At SPU we value the basic needs that occur when training functional fundamental movement patterns. And when we say functional, we mean the way that your body would naturally work in a vertical, horizontal (through pronation/supination) rotational, and stabilizing aspect. Understanding how the body works fundamentally and applying that knowledge to our training programs is a huge part of what makes us different. All individuals are built differently, so does it make sense to have machines that primarily isolate joint function? Is that the way the body would function in its natural state nevertheless on the field performing?

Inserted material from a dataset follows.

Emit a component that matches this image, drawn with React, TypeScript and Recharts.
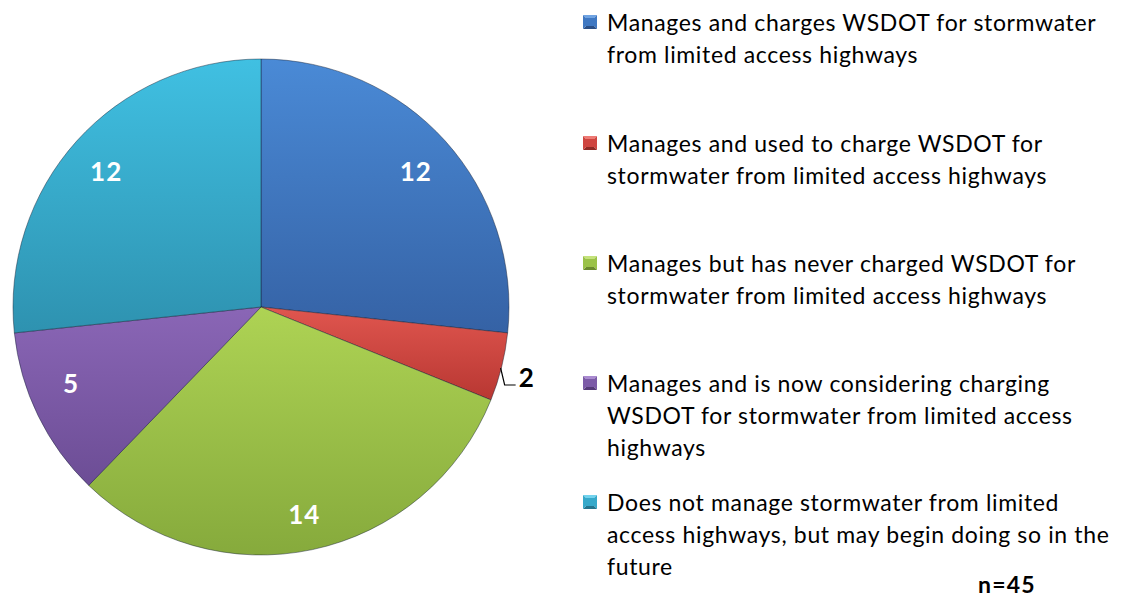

For those who neglect the functional/fundamental training concept, it will always look normal to them that locking themselves up in a machine to isolate a specific joint during a workout is fine. For instance, sitting in a leg press machine to work the quads and glutes or laying on the stomach to perform hamstring curls in the machine is not as functional as you would think it is. Rather those vague choices can lead to injuries that you may recollect came from bad exercises. In the real world our joints don’t have all that leeway. The body works in unison which means that all the muscles are passively and actively working together to move us. Whether one is working concentrically while the other does all the eccentric stabilizing work, it all connects.
Ultimately, in prioritizing the way we naturally move, we can target what we’re lacking to improve whether in strength or mobility. If you have a core, ankles, or shoulder issue, working out in machines that takes away the function of those body parts won’t get you where you should be when you focus on treating your functional and fundamental needs.